When it comes to syncing prices in an Omni-channel retail environment, the first thing that a retailer should look into is the systems they are using to manage their offline and online prices. They have to ensure that their e-commerce platforms, POS, inventory systems, and payment and delivery systems are integrated so they can share customer data, stock levels, and sales data.
Another effective way would be to run the business using a labeling and pricing system that has multi-channel capabilities. This way, pricing information and other relevant retail data across all selling channels exist in just one system, and your staff will not have to deal with multiple applications and integrations that eat a lot of their time.
How Can Electronic Shelf Labels Help You with Price Synchronization?
One major technological roadblock that retailers face when trying to match their online and offline prices is the lack of a system that can accurately track inventory levels and can implement price changes between physical and e-commerce channel in real-time.
Continued reliance on archaic systems such as paper-based shelf price tags has proven to be one, if not the root cause of such problem. Not only paper shelf labels are unsustainable for the environment, but changing them all at once to match online prices are extremely laborious and expensive as well.
The evolution in retail pricing technology over the past decades has fortunately solved these problems, thanks to the introduction of Electronic Shelf Labels.
ESL companies such as SoluM allow retail companies of all sizes achieve seamless price synchronization by providing them with an advanced, centralized system that automatically updates the prices of products in physical store and E-commerce platforms of the business.
Another unique feature that SoluM offers is the scheduling update, which allows ESL updates to be set at a predefined date and time. Once the pricing data is received by the ESL, the tags will update at the scheduled time, even if it is disconnected from the gateway.
These ESL capabilities allow for extremely efficient online and offline channel convergence and real-time dynamic pricing, both of which are critical to providing a unified retail experience to the customers.
Alibaba and SoluM ESL – Taking Retail Experience to a Higher Level
Just this 2019, Alibaba has awarded SoluM ESL with a contract for the ongoing supply of about 6 million electronic shelf labels for their initiative called “Alibaba Offline Ecosystem Program.” This innovative project will support major retailers in China, such as Alibaba’s store brand Hema, with cloud-driven ESL tags for operation and access to e-commerce services which would enable for ultra-fast delivery services to customers within a 3km radius of the store.
Through the implementation of SoluM’s Electronic Shelf Labels, Alibaba has obtained the reliable solution it needs to merge their online and offline prices smoothly.
The company’s internet-powered supermarket chain, Hema Xiansheng, is where consumers can have a first-hand experience of what the future of retail looks like.

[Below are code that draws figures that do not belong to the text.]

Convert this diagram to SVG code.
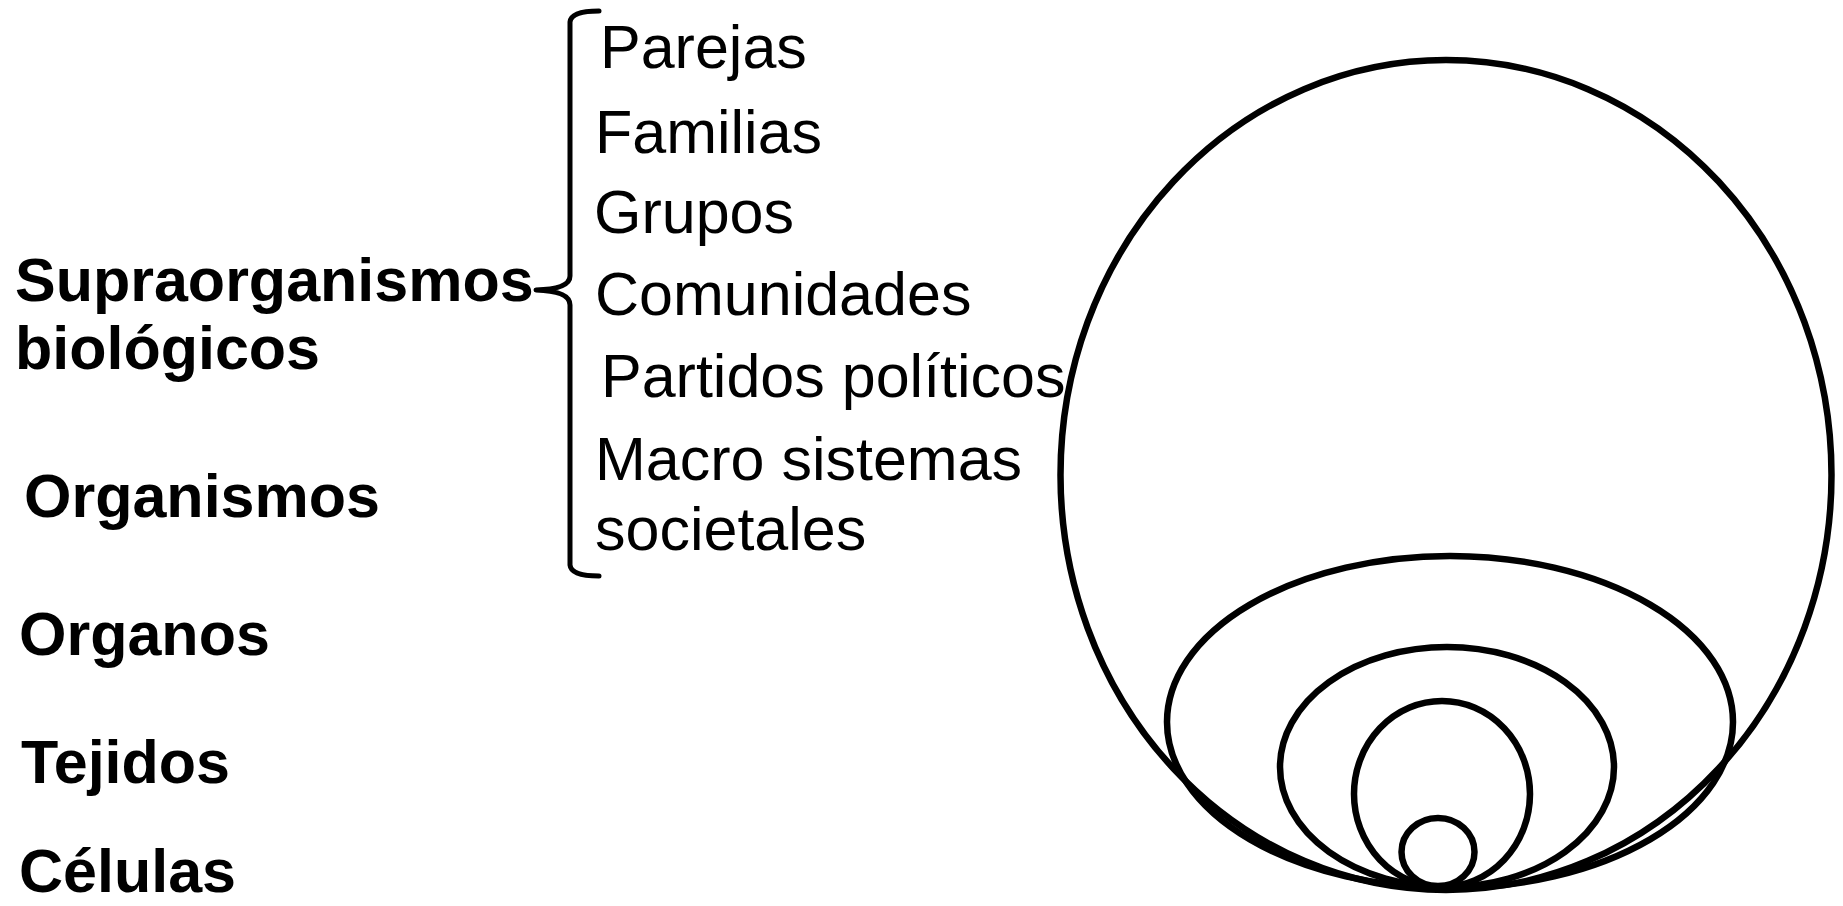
<svg xmlns="http://www.w3.org/2000/svg" width="1843" height="906" viewBox="0 0 1843 906">
<style>
.b{font-family:"Liberation Sans",Arial,sans-serif;font-weight:bold;font-size:61px;fill:#000}
.r{font-family:"Liberation Sans",Arial,sans-serif;font-size:61px;fill:#000}
.o{fill:none;stroke:#000;stroke-width:6.5}
.br{fill:none;stroke:#000;stroke-width:5;stroke-linejoin:round;stroke-linecap:round}
</style>
<rect width="1843" height="906" fill="#fff"/>
<g id="levels">
<text class="b" x="15" y="301">Supraorganismos</text>
<text class="b" x="15" y="369">biológicos</text>
<text class="b" x="24" y="517">Organismos</text>
<text class="b" x="19" y="655">Organos</text>
<text class="b" x="21" y="783">Tejidos</text>
<text class="b" x="19" y="892">Células</text>
</g>
<g id="bracket">
<path class="br" d="M599 11 Q571 11 570 22 L570 276 Q570 289 536 290 Q570 291 570 305 L570 565 Q571 576 599 576"/>
</g>
<g id="supra-list">
<text class="r" x="600" y="68">Parejas</text>
<text class="r" x="595" y="153">Familias</text>
<text class="r" x="594" y="233">Grupos</text>
<text class="r" x="595" y="315">Comunidades</text>
<text class="r" x="601" y="397">Partidos políticos</text>
<text class="r" x="595" y="480">Macro sistemas</text>
<text class="r" x="595" y="550">societales</text>
</g>
<g id="nested-circles">
<ellipse class="o" cx="1446" cy="475" rx="385.5" ry="415"/>
<ellipse class="o" cx="1450" cy="722" rx="283" ry="166"/>
<ellipse class="o" cx="1447" cy="767" rx="167" ry="120"/>
<ellipse class="o" cx="1442" cy="794" rx="88" ry="93"/>
<ellipse class="o" cx="1438" cy="852" rx="36.5" ry="34"/>
</g>
</svg>
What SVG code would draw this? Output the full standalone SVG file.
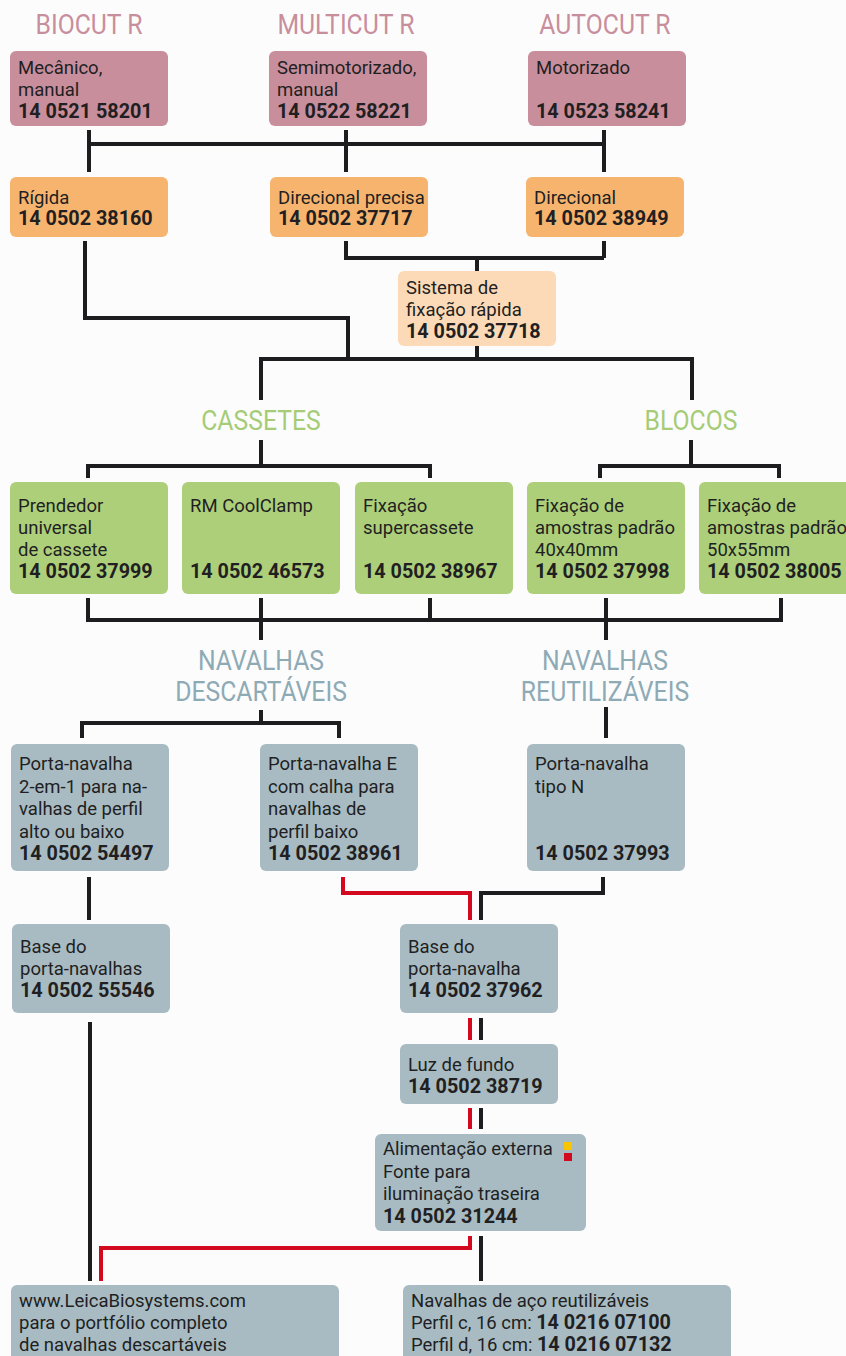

Usually located in residential districts across major cities in China, Hema offers a shopping app where their customers can place and pay their orders through Alipay or Taobao. Customers around the 3 km radius of the store can expect to receive their groceries within 30 minutes or less.
How do they ensure a 3-km-30-minute-delivery guarantee? Hema employees make it possible through the help of ESLs. By using an ESL scanner, grocery personnel can instantly locate the products across the store, allowing them to fulfill online orders with significant ease and efficiency.
Also, customers inside the Hema store can use the shopping app to scan the barcodes displayed in the ESLs, which enables them to check the product’s price online, customer reviews, date it was delivered in the store, where it came from, and delivery options if they decide not to buy the item in the store.
By adding SoluM ESL solutions in their existing retail distribution capabilities, Alibaba was not only able to achieve a true online and offline price convergence, but it also has set the new standard of what retail experience should look and feel like in the 21st century.